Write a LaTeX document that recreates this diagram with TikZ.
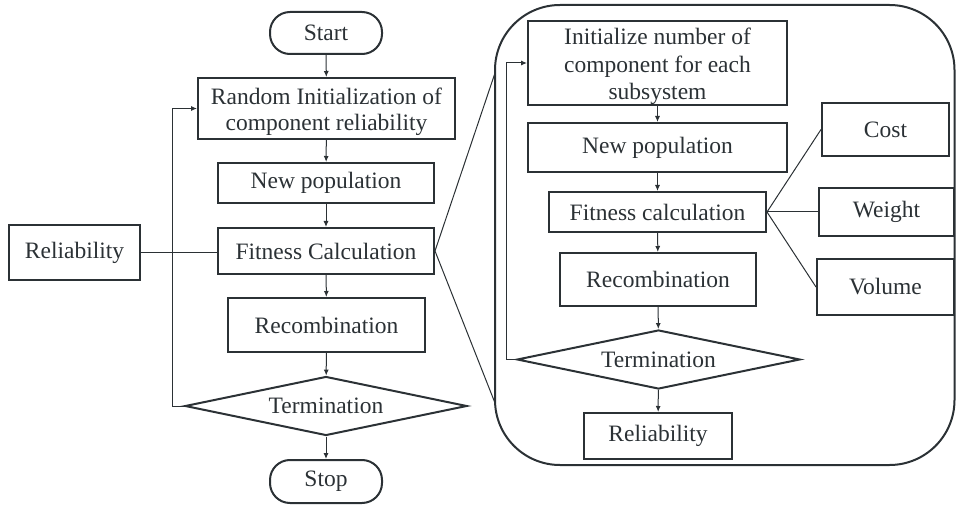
\documentclass[tikz,border=0pt]{standalone}
\usepackage{fontspec}
\setmainfont{Liberation Serif}
\usetikzlibrary{arrows.meta,shapes.geometric}
\definecolor{lc}{HTML}{2B3135}
\begin{document}
\begin{tikzpicture}[x=1pt,y=-1pt,
  every node/.style={text=lc},
  boxn/.style={draw=lc,line width=2pt,rectangle,inner sep=0pt,align=center,
    font=\fontsize{23.5}{25.5}\selectfont},
  termn/.style={boxn,rounded corners=20pt},
  decn/.style={draw=lc,line width=2pt,diamond,inner sep=0pt,
    font=\fontsize{23.5}{25.5}\selectfont},
  arr/.style={draw=lc,line width=1pt,-{Latex[length=6pt,width=5pt]}},
  ln/.style={draw=lc,line width=1pt}]
\useasboundingbox (0,0) rectangle (956,505);
% big rounded frame
\draw[lc,line width=2pt,rounded corners=65pt] (495,5) rectangle (954.5,465);
\coordinate (zt) at (495,73);
\coordinate (zb) at (495,403);
% left flow
\node[termn,minimum width=112pt,minimum height=42pt] (start) at (326,33) {Start};
\node[boxn,minimum width=257pt,minimum height=61pt] (init) at (326.5,108.5) {\rule{0pt}{23pt}Random Initialization of\\component reliability};
\node[boxn,minimum width=216pt,minimum height=40pt] (newpop) at (326,183) {New population};
\node[boxn,minimum width=216pt,minimum height=46pt] (fit) at (326,251) {Fitness Calculation};
\node[boxn,minimum width=131pt,minimum height=55pt] (rel) at (74.5,252.5) {Reliability};
\node[boxn,minimum width=197pt,minimum height=54pt] (recomb) at (326.5,325) {Recombination};
\node[decn,minimum width=282pt,minimum height=59pt,aspect=4.78] (term) at (326,406) {Termination};
\node[termn,minimum width=112pt,minimum height=43pt] (stop) at (326,481.5) {Stop};
\draw[arr] (start) -- (init);
\draw[arr] (init) -- (newpop);
\draw[arr] (newpop) -- (fit);
\draw[arr] (fit) -- (recomb);
\draw[arr] (recomb) -- (term);
\draw[arr] (term) -- (stop);
\draw[ln] (rel.east) -- (rel.east -| fit.west);
\draw[arr] (term.west) -- ++(-12,0) |- (init.west);
\draw[ln] (fit.east) -- (zt);
\draw[ln] (fit.east) -- (zb);
% inner flow
\node[boxn,minimum width=259pt,minimum height=80pt,font=\fontsize{23.5}{27.5}\selectfont] (init2) at (657.5,63) {\rule{0pt}{24pt}Initialize number of\\component for each\\subsystem};
\node[boxn,minimum width=259pt,minimum height=49pt] (newpop2) at (657.5,147.5) {New population};
\node[boxn,minimum width=217pt,minimum height=40pt] (fit2) at (657.5,212) {Fitness calculation};
\node[boxn,minimum width=196pt,minimum height=53pt] (recomb2) at (658,279.5) {Recombination};
\node[decn,minimum width=283pt,minimum height=59pt,aspect=4.8] (term2) at (658.5,359.5) {Termination};
\node[boxn,minimum width=148pt,minimum height=46pt] (rel2) at (658,436) {Reliability};
\node[boxn,minimum width=127pt,minimum height=53pt] (cost) at (885.5,129.5) {Cost};
\node[boxn,minimum width=135pt,minimum height=48pt] (weight) at (886.5,212) {Weight};
\node[boxn,minimum width=137pt,minimum height=56pt] (volume) at (885.5,287) {Volume};
\draw[arr] (init2) -- (newpop2);
\draw[arr] (newpop2) -- (fit2);
\draw[arr] (fit2) -- (recomb2);
\draw[arr] (recomb2) -- (term2);
\draw[arr] (term2) -- (rel2);
\draw[arr] (term2.west) -- ++(-10,0) |- (init2.west);
\draw[ln] (fit2.east) -- (cost.west);
\draw[ln] (fit2.east) -- (weight.west);
\draw[ln] (fit2.east) -- (volume.west);
\end{tikzpicture}
\end{document}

Problem statement | Go through the listing above and write it out again exactly, dropping the pictures.

Answer for this exercise |
Write a LaTeX document that recreates this diagram with TikZ.
\documentclass[tikz,border=0pt]{standalone}
\usepackage{fontspec}
\setmainfont{Liberation Serif}
\usetikzlibrary{arrows.meta,shapes.geometric}
\definecolor{lc}{HTML}{2B3135}
\begin{document}
\begin{tikzpicture}[x=1pt,y=-1pt,
  every node/.style={text=lc},
  boxn/.style={draw=lc,line width=2pt,rectangle,inner sep=0pt,align=center,
    font=\fontsize{23.5}{25.5}\selectfont},
  termn/.style={boxn,rounded corners=20pt},
  decn/.style={draw=lc,line width=2pt,diamond,inner sep=0pt,
    font=\fontsize{23.5}{25.5}\selectfont},
  arr/.style={draw=lc,line width=1pt,-{Latex[length=6pt,width=5pt]}},
  ln/.style={draw=lc,line width=1pt}]
\useasboundingbox (0,0) rectangle (956,505);
% big rounded frame
\draw[lc,line width=2pt,rounded corners=65pt] (495,5) rectangle (954.5,465);
\coordinate (zt) at (495,73);
\coordinate (zb) at (495,403);
% left flow
\node[termn,minimum width=112pt,minimum height=42pt] (start) at (326,33) {Start};
\node[boxn,minimum width=257pt,minimum height=61pt] (init) at (326.5,108.5) {\rule{0pt}{23pt}Random Initialization of\\component reliability};
\node[boxn,minimum width=216pt,minimum height=40pt] (newpop) at (326,183) {New population};
\node[boxn,minimum width=216pt,minimum height=46pt] (fit) at (326,251) {Fitness Calculation};
\node[boxn,minimum width=131pt,minimum height=55pt] (rel) at (74.5,252.5) {Reliability};
\node[boxn,minimum width=197pt,minimum height=54pt] (recomb) at (326.5,325) {Recombination};
\node[decn,minimum width=282pt,minimum height=59pt,aspect=4.78] (term) at (326,406) {Termination};
\node[termn,minimum width=112pt,minimum height=43pt] (stop) at (326,481.5) {Stop};
\draw[arr] (start) -- (init);
\draw[arr] (init) -- (newpop);
\draw[arr] (newpop) -- (fit);
\draw[arr] (fit) -- (recomb);
\draw[arr] (recomb) -- (term);
\draw[arr] (term) -- (stop);
\draw[ln] (rel.east) -- (rel.east -| fit.west);
\draw[arr] (term.west) -- ++(-12,0) |- (init.west);
\draw[ln] (fit.east) -- (zt);
\draw[ln] (fit.east) -- (zb);
% inner flow
\node[boxn,minimum width=259pt,minimum height=80pt,font=\fontsize{23.5}{27.5}\selectfont] (init2) at (657.5,63) {\rule{0pt}{24pt}Initialize number of\\component for each\\subsystem};
\node[boxn,minimum width=259pt,minimum height=49pt] (newpop2) at (657.5,147.5) {New population};
\node[boxn,minimum width=217pt,minimum height=40pt] (fit2) at (657.5,212) {Fitness calculation};
\node[boxn,minimum width=196pt,minimum height=53pt] (recomb2) at (658,279.5) {Recombination};
\node[decn,minimum width=283pt,minimum height=59pt,aspect=4.8] (term2) at (658.5,359.5) {Termination};
\node[boxn,minimum width=148pt,minimum height=46pt] (rel2) at (658,436) {Reliability};
\node[boxn,minimum width=127pt,minimum height=53pt] (cost) at (885.5,129.5) {Cost};
\node[boxn,minimum width=135pt,minimum height=48pt] (weight) at (886.5,212) {Weight};
\node[boxn,minimum width=137pt,minimum height=56pt] (volume) at (885.5,287) {Volume};
\draw[arr] (init2) -- (newpop2);
\draw[arr] (newpop2) -- (fit2);
\draw[arr] (fit2) -- (recomb2);
\draw[arr] (recomb2) -- (term2);
\draw[arr] (term2) -- (rel2);
\draw[arr] (term2.west) -- ++(-10,0) |- (init2.west);
\draw[ln] (fit2.east) -- (cost.west);
\draw[ln] (fit2.east) -- (weight.west);
\draw[ln] (fit2.east) -- (volume.west);
\end{tikzpicture}
\end{document}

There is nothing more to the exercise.